Nos últimos anos, a Arábia Saudita começou a exigir com acções ser levada a sério como líder regional. Uma tendência exacerbada pela Administração de Barack Obama, com o seu desinvestimento militar na região e a negociação de um acordo nuclear com os iranianos. Capaz de provocar um conflito de dimensões imprevisíveis, a intervenção no Iémen integrava-se facilmente nesta lógica de prova de força – afinal, Riad percebeu que o velho pacto (segurança em troca de petróleo) verbal no centro da relação com Washington podia estar a mudar.

Mais surpreendente e imponderável pode ser esta crise com o Qatar. Membro do Conselho de Cooperação do Golfo (a aliança económica e política formada em 1981 pelas monarquias petrolíferas do Golfo, precisamente para conter o poder iraniano), o Qatar é um importante aliado dos EUA na região e tem sido elogiado pelo seu papel no combate ao terrorismo, na Síria e não só. Aliás, os qataris integram a coligação internacional formada pelos sauditas para combater a oposição iemenita (alegadamente “uma marioneta” do Irão).

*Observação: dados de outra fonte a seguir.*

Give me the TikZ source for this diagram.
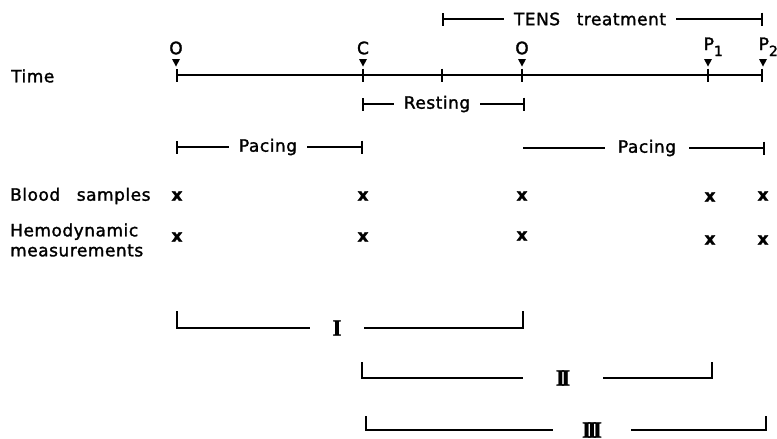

O que esta crise vem pôr em evidência é um Médio Oriente em acelerada desagregação, onde sauditas, turcos e iranianos se digladiam por poder e influência num espaço onde os EUA contam menos e as alianças se abrem à Rússia, China ou Índia. Em pano de fundo, está a guerra na Síria, que cada vez tem menos de síria e se tornou num confronto onde cada potência presente tenta garantir território para os seus aliados no terreno.

Certo é mesmo que esta crise está para durar e que, por enquanto, ninguém admite que se resolva através de uma acção militar. Mais provável é um prolongado impasse alimentado a golpes de retórica, mas há ainda muitas dúvidas sobre as medidas que os diferentes envolvidos estarão dispostos a tomar.

“Até que ponto é que a ajuda turca [envio de bens para contornar o bloqueio] é sustentável?”, questiona Steven Cook, interrogando-se igualmente sobre o que serão cedências aceitáveis para o Qatar. Para o analista americano falta ainda responder a uma outra importante pergunta: “Até onde estarão os iranianos dispostos a ir para explorar este problema a seu favor?”.